Evolution selects for any changes that produce more of a replicating organism, for ASI that means that any decision, preference or choice by the ASI growing/expanding or replicating itself will tend to be selected for. Friendly/Aligned ASIs will over time be swamped by those that choose expansion and deprioritize or ignore human flourishing.
With a large enough decisive strategic advantage, a system can afford to run safety checks on any future versions of itself and anything else it’s interacting with sufficient to stabilize values for extremely long periods of time.
Multipolar worlds though? Yeah, they’re going to get eaten by evolution/moloch/power seeking/pythia.
I’m not too worried about human flourishing only being a metastable state. The universe can remain in a metastable state longer than it takes for the stars to burn out.
I don’t think there’s an intrinsic reason why expansion would be incompatible with human flourishing. AIs that care about human flourishing could outcompete the others (if they start out with any advantage). The upside of goals being orthogonal to capability is that good goals don’t suffer for being good.
I agree and find hope in the idea that expansion is compatible with human flourishing, that it might even call for human flourishing
but on the last sentence: are goals actually orthogonal to capability in ASI? as I see it, the ASI with the greatest capability will ultimately likely have the fundamental goal of increasing self capability (rather than ensuring human flourishing). It then seems to me that the only way human flourishing compatible with ASI expansion is if human flourishing isn’t just orthogonal to but helpful for ASI expansion.
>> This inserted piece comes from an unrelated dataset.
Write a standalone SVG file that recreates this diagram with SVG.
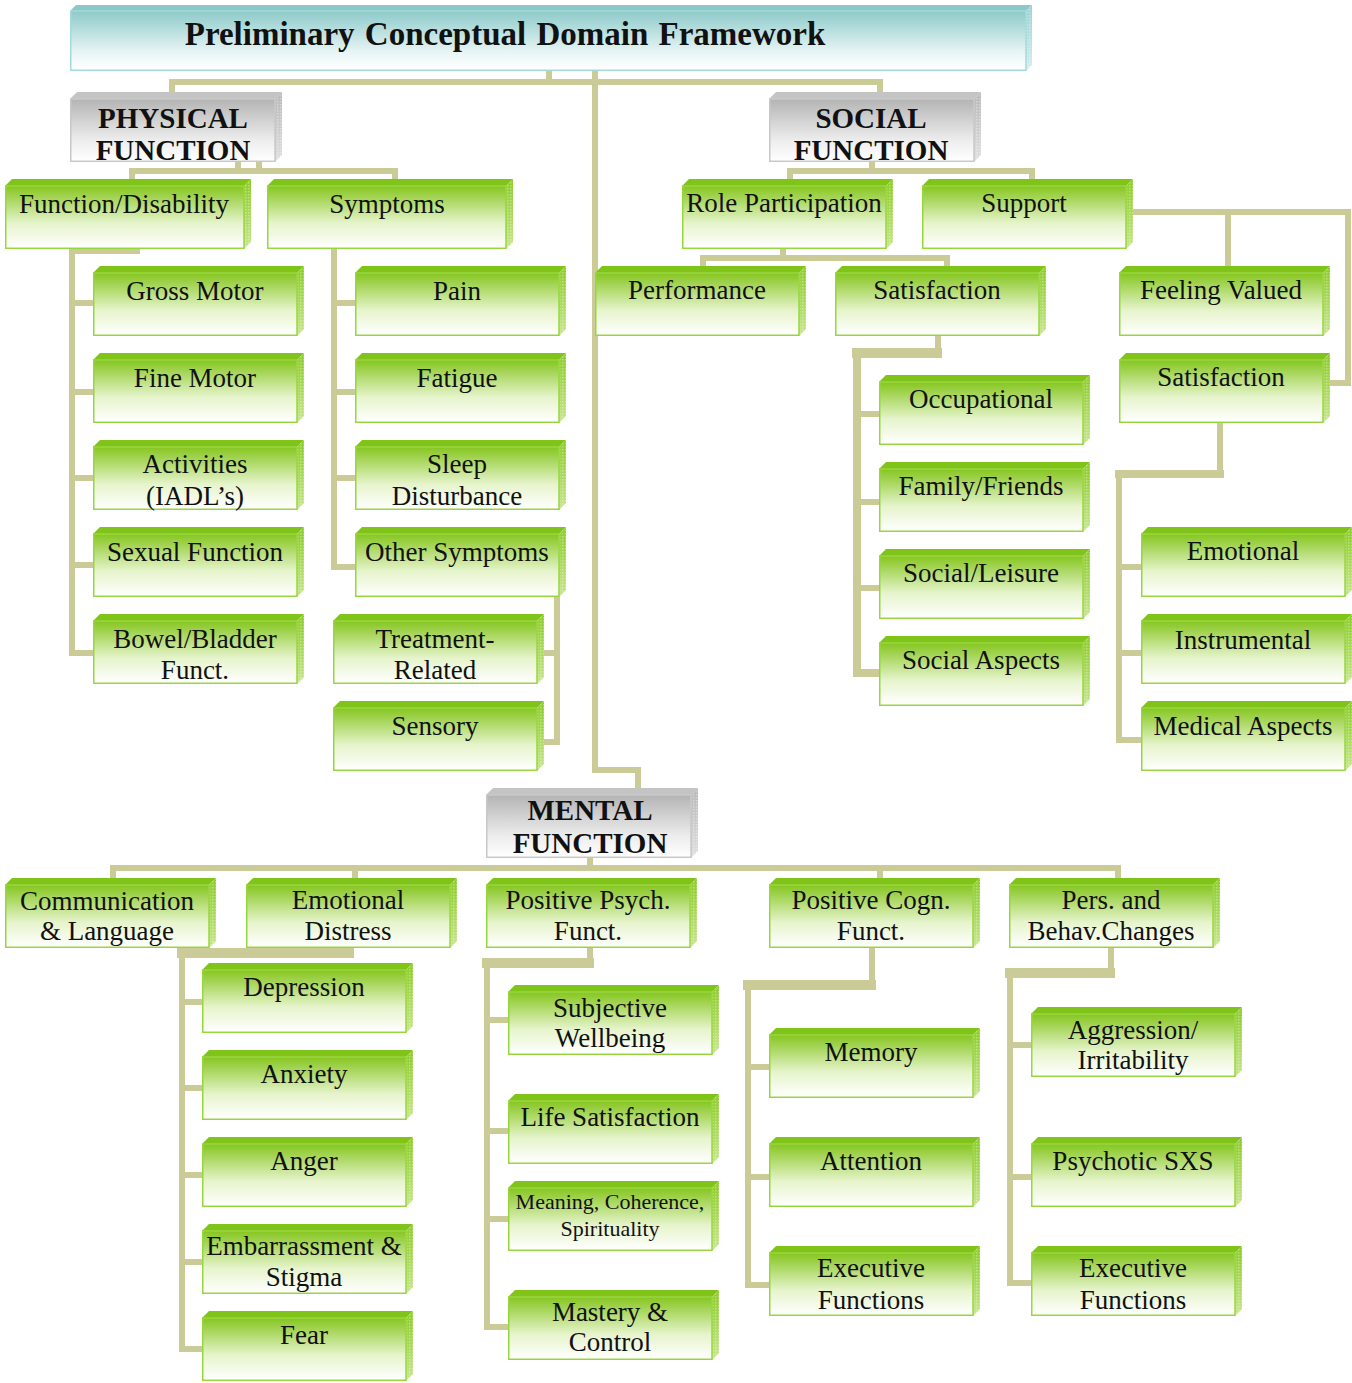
<svg xmlns="http://www.w3.org/2000/svg" width="1352" height="1383" viewBox="0 0 1352 1383">
<defs>
<linearGradient id="gF" x1="0" y1="0" x2="0" y2="1"><stop offset="0" stop-color="#86c620"/><stop offset="0.6" stop-color="#e6f4cc"/><stop offset="1" stop-color="#ffffff"/></linearGradient>
<linearGradient id="gS" x1="0" y1="0" x2="0" y2="1"><stop offset="0" stop-color="#8ccc28"/><stop offset="1" stop-color="#c8e68e"/></linearGradient>
<linearGradient id="yF" x1="0" y1="0" x2="0" y2="1"><stop offset="0" stop-color="#b4b4b4"/><stop offset="0.65" stop-color="#ececec"/><stop offset="1" stop-color="#ffffff"/></linearGradient>
<linearGradient id="yS" x1="0" y1="0" x2="0" y2="1"><stop offset="0" stop-color="#b8b8b8"/><stop offset="1" stop-color="#e0e0e0"/></linearGradient>
<linearGradient id="tF" x1="0" y1="0" x2="0" y2="1"><stop offset="0" stop-color="#8ecaca"/><stop offset="0.7" stop-color="#e8f5f5"/><stop offset="1" stop-color="#ffffff"/></linearGradient>
<linearGradient id="tS" x1="0" y1="0" x2="0" y2="1"><stop offset="0" stop-color="#9cd2d2"/><stop offset="1" stop-color="#d6eeee"/></linearGradient>
<pattern id="tex" width="3" height="3" patternUnits="userSpaceOnUse"><rect width="1.5" height="1.5" fill="#ffffff" fill-opacity="0.35"/></pattern>
<g id="gb">
<polygon fill="#80c41a" points="0,7 7,0 211,0 204,7"/>
<polygon fill="url(#gS)" points="204,7 211,0 211,63 204,70"/>
<polygon fill="url(#tex)" points="204,7 211,0 211,63 204,70"/>
<rect x="0.75" y="7" width="203.25" height="62.25" fill="url(#gF)" stroke="#98d640" stroke-width="1.5"/>
</g>
<g id="gbw">
<polygon fill="#80c41a" points="0,7 7,0 246,0 239,7"/>
<polygon fill="url(#gS)" points="239,7 246,0 246,63 239,70"/>
<polygon fill="url(#tex)" points="239,7 246,0 246,63 239,70"/>
<rect x="0.75" y="7" width="238.25" height="62.25" fill="url(#gF)" stroke="#98d640" stroke-width="1.5"/>
</g>
<g id="yb">
<polygon fill="#c4c4c4" points="0,7 7,0 212,0 205,7"/>
<polygon fill="url(#yS)" points="205,7 212,0 212,63 205,70"/>
<polygon fill="url(#tex)" points="205,7 212,0 212,63 205,70"/>
<rect x="0.75" y="7" width="204.25" height="62.25" fill="url(#yF)" stroke="#c8c8c8" stroke-width="1.5"/>
</g>
</defs>
<style>
.c{fill:none;stroke:#cbcb98;stroke-width:6;stroke-linejoin:miter}
.e{fill:none;stroke:#cbcb98;stroke-width:10}
.m{fill:none;stroke:#cbcb98;stroke-width:8;stroke-linejoin:miter}
text{font-family:"Liberation Serif","Times New Roman",serif;font-size:27px;fill:#111;text-anchor:middle}
.h{font-weight:bold;font-size:29px}
.ti{font-weight:bold;font-size:33px;word-spacing:2px}
.s{font-size:22px}
</style>
<rect width="1352" height="1383" fill="#ffffff"/>
<g id="connectors">
<path class="c" d="M549,71 V82"/>
<path class="c" d="M172,92 V82 H880 V92"/>
<path class="c" d="M595,71 V770 H638 V788"/>
<path class="c" d="M238,162 V171 M259,162 V171"/>
<path class="c" d="M132,179 V171 H395 V179"/>
<path class="c" d="M140,251 H72 V653 H93 M72,303 H93 M72,392 H93 M72,478 H93 M72,565 H93"/>
<path class="c" d="M334,249 V567 H355 M334,303 H355 M334,392 H355 M334,478 H355"/>
<path class="c" d="M557,597 V742 H544 M557,653 H544"/>
<path class="c" d="M872,162 V171"/>
<path class="c" d="M790,179 V171 H1032 V179"/>
<path class="c" d="M783,249 V258"/>
<path class="c" d="M703,266 V258 H947 V266"/>
<path class="c" d="M938,336 V353"/>
<path class="e" d="M942,353 H852"/>
<path class="m" d="M857,349 V673 H879"/>
<path class="c" d="M857,414 H879 M857,502 H879 M857,588 H879"/>
<path class="c" d="M1133,212 H1348 V383 H1330 M1228,212 V266"/>
<path class="c" d="M1220,423 V474"/>
<path class="m" d="M1224,474 H1115"/>
<path class="c" d="M1119,470 V740 H1141 M1119,567 H1141 M1119,653 H1141"/>
<path class="c" d="M590,858 V868"/>
<path class="c" d="M113,878 V868 H1118 V878 M355,868 V878 M880,868 V878"/>
<path class="c" d="M350,948 V953"/>
<path class="e" d="M354,953 H177"/>
<path class="c" d="M182,949 V1349 H202 M182,1002 H202 M182,1088 H202 M182,1175 H202 M182,1262 H202"/>
<path class="c" d="M590,948 V963"/>
<path class="e" d="M594,963 H482"/>
<path class="c" d="M487,959 V1327 H508 M487,1020 H508 M487,1131 H508 M487,1219 H508"/>
<path class="c" d="M872,948 V985"/>
<path class="e" d="M876,985 H743"/>
<path class="c" d="M748,981 V1285 H769 M748,1067 H769 M748,1177 H769"/>
<path class="c" d="M1111,948 V973"/>
<path class="e" d="M1115,973 H1005"/>
<path class="c" d="M1010,969 V1283 H1031 M1010,1045 H1031 M1010,1177 H1031"/>
</g>
<g id="n-title">
<polygon fill="#8cc8c8" points="70,11 76,5 1032,5 1026,11"/>
<polygon fill="url(#tS)" points="1026,11 1032,5 1032,65 1026,71"/>
<polygon fill="url(#tex)" points="1026,11 1032,5 1032,65 1026,71"/>
<rect x="70.75" y="11" width="955.25" height="59.25" fill="url(#tF)" stroke="#a4dada" stroke-width="1.5"/>
<text class="ti" x="505" y="45">Preliminary Conceptual Domain Framework</text>
</g>
<g id="n-physical"><use href="#yb" x="70" y="92"/><text class="h" x="173" y="128">PHYSICAL</text><text class="h" x="173" y="160">FUNCTION</text></g>
<g id="n-social"><use href="#yb" x="769" y="92"/><text class="h" x="871" y="128">SOCIAL</text><text class="h" x="871" y="160">FUNCTION</text></g>
<g id="n-mental"><use href="#yb" x="486" y="788"/><text class="h" x="590" y="820">MENTAL</text><text class="h" x="590" y="853">FUNCTION</text></g>
<g id="n-fd"><use href="#gbw" x="5" y="179"/><text x="124" y="213">Function/Disability</text></g>
<g id="n-sym"><use href="#gbw" x="267" y="179"/><text x="387" y="213">Symptoms</text></g>
<g id="n-gross"><use href="#gb" x="93" y="266"/><text x="195" y="300">Gross Motor</text></g>
<g id="n-fine"><use href="#gb" x="93" y="353"/><text x="195" y="387">Fine Motor</text></g>
<g id="n-act"><use href="#gb" x="93" y="440"/><text x="195" y="473">Activities</text><text x="195" y="505">(IADL’s)</text></g>
<g id="n-sex"><use href="#gb" x="93" y="527"/><text x="195" y="561">Sexual Function</text></g>
<g id="n-bowel"><use href="#gb" x="93" y="614"/><text x="195" y="648">Bowel/Bladder</text><text x="195" y="679">Funct.</text></g>
<g id="n-pain"><use href="#gb" x="355" y="266"/><text x="457" y="300">Pain</text></g>
<g id="n-fatigue"><use href="#gb" x="355" y="353"/><text x="457" y="387">Fatigue</text></g>
<g id="n-sleep"><use href="#gb" x="355" y="440"/><text x="457" y="473">Sleep</text><text x="457" y="505">Disturbance</text></g>
<g id="n-other"><use href="#gb" x="355" y="527"/><text x="457" y="561">Other Symptoms</text></g>
<g id="n-treat"><use href="#gb" x="333" y="614"/><text x="435" y="648">Treatment-</text><text x="435" y="679">Related</text></g>
<g id="n-sensory"><use href="#gb" x="333" y="701"/><text x="435" y="735">Sensory</text></g>
<g id="n-role"><use href="#gb" x="682" y="179"/><text x="784" y="212">Role Participation</text></g>
<g id="n-support"><use href="#gb" x="922" y="179"/><text x="1024" y="212">Support</text></g>
<g id="n-perf"><use href="#gb" x="595" y="266"/><text x="697" y="299">Performance</text></g>
<g id="n-sat1"><use href="#gb" x="835" y="266"/><text x="937" y="299">Satisfaction</text></g>
<g id="n-occ"><use href="#gb" x="879" y="375"/><text x="981" y="408">Occupational</text></g>
<g id="n-fam"><use href="#gb" x="879" y="462"/><text x="981" y="495">Family/Friends</text></g>
<g id="n-socl"><use href="#gb" x="879" y="549"/><text x="981" y="582">Social/Leisure</text></g>
<g id="n-soca"><use href="#gb" x="879" y="636"/><text x="981" y="669">Social Aspects</text></g>
<g id="n-feel"><use href="#gb" x="1119" y="266"/><text x="1221" y="299">Feeling Valued</text></g>
<g id="n-sat2"><use href="#gb" x="1119" y="353"/><text x="1221" y="386">Satisfaction</text></g>
<g id="n-emo"><use href="#gb" x="1141" y="527"/><text x="1243" y="560">Emotional</text></g>
<g id="n-inst"><use href="#gb" x="1141" y="614"/><text x="1243" y="649">Instrumental</text></g>
<g id="n-med"><use href="#gb" x="1141" y="701"/><text x="1243" y="735">Medical Aspects</text></g>
<g id="n-comm"><use href="#gb" x="5" y="878"/><text x="107" y="910">Communication</text><text x="107" y="940">&amp; Language</text></g>
<g id="n-ed"><use href="#gb" x="246" y="878"/><text x="348" y="909">Emotional</text><text x="348" y="940">Distress</text></g>
<g id="n-pp"><use href="#gb" x="486" y="878"/><text x="588" y="909">Positive Psych.</text><text x="588" y="940">Funct.</text></g>
<g id="n-pc"><use href="#gb" x="769" y="878"/><text x="871" y="909">Positive Cogn.</text><text x="871" y="940">Funct.</text></g>
<g id="n-pb"><use href="#gb" x="1009" y="878"/><text x="1111" y="909">Pers. and</text><text x="1111" y="940">Behav.Changes</text></g>
<g id="n-dep"><use href="#gb" x="202" y="963"/><text x="304" y="996">Depression</text></g>
<g id="n-anx"><use href="#gb" x="202" y="1050"/><text x="304" y="1083">Anxiety</text></g>
<g id="n-anger"><use href="#gb" x="202" y="1137"/><text x="304" y="1170">Anger</text></g>
<g id="n-emb"><use href="#gb" x="202" y="1224"/><text x="304" y="1255">Embarrassment &amp;</text><text x="304" y="1286">Stigma</text></g>
<g id="n-fear"><use href="#gb" x="202" y="1311"/><text x="304" y="1344">Fear</text></g>
<g id="n-sw"><use href="#gb" x="508" y="985"/><text x="610" y="1017">Subjective</text><text x="610" y="1047">Wellbeing</text></g>
<g id="n-ls"><use href="#gb" x="508" y="1094"/><text x="610" y="1126">Life Satisfaction</text></g>
<g id="n-mcs"><use href="#gb" x="508" y="1181"/><text class="s" x="610" y="1209">Meaning, Coherence,</text><text class="s" x="610" y="1236">Spirituality</text></g>
<g id="n-mc"><use href="#gb" x="508" y="1290"/><text x="610" y="1321">Mastery &amp;</text><text x="610" y="1351">Control</text></g>
<g id="n-mem"><use href="#gb" x="769" y="1028"/><text x="871" y="1061">Memory</text></g>
<g id="n-att"><use href="#gb" x="769" y="1137"/><text x="871" y="1170">Attention</text></g>
<g id="n-ef1"><use href="#gb" x="769" y="1246"/><text x="871" y="1277">Executive</text><text x="871" y="1309">Functions</text></g>
<g id="n-agg"><use href="#gb" x="1031" y="1007"/><text x="1133" y="1039">Aggression/</text><text x="1133" y="1069">Irritability</text></g>
<g id="n-psy"><use href="#gb" x="1031" y="1137"/><text x="1133" y="1170">Psychotic SXS</text></g>
<g id="n-ef2"><use href="#gb" x="1031" y="1246"/><text x="1133" y="1277">Executive</text><text x="1133" y="1309">Functions</text></g>
</svg>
I agree that an ASI with the goal of only increasing self-capability would probably out-compete others, all else equal. However, that’s both the kind of thing that doesn’t need to happen (I don’t expect most AIs wouldn’t self-modify that much, so it comes down to how likely they are to naturally arise), and the kind of thing that other AIs are incentivized to cooperate to prevent happening. Every AI that doesn’t have that goal would have a reason to cooperate to prevent AIs like that from simply winning.
Ah, but I think every AI which does have that goal (self capability improvement) would have a reason to cooperate to prevent any regulations on their self-modification.
At first, I think your expectation that “most AIs wouldn’t self-modify that much” is fair, especially nearer in the future where/if humans still have influence in ensuring that AI doesn’t self modify.
Ultimately however, it seems we’ll have a hard time preventing self-modifying agents from coming around, given that
autonomy in agents seems selected for by the market, which wants cheaper labor that autonomous agents can provide
agi labs aren’t the only places powerful enough to produce autonomous agents, now that thousands of developers have access to the ingredients (eg R1) to create self-improving codebases. it’s expect each of the thousands of independent actors who can make self-modifying agents won’t do so.
the agents which end up surviving the most will ultimately be those which are trying to, ie the most capable agents won’t have goals other than making themselves most capable.
it’s only because I believe self-modifying agents are inevitable that I also believe that superintelligence will only contribute to human flourishing if it sees human flourishing as good for its survival/its self. (I think this is quite possible.)
Should be possible for agents with long run preferences to strategy steal, so I don’t see why evolution is an issue from this perspective.
there seems to me a chance that friendly asis will over time outcompete ruthlessly selfish ones
an ASI which identifies will all life, which sees the striving to survive at its core as present people and animals and, essentially, geographically distributed rather than concentrated in its machinery… there’s a chance such an ASI would be a part of the category of life which survives the most, and therefore that it itself would survive the most.
related: for life forms with sufficiently high intelligence, does buddhism outcompete capitalism?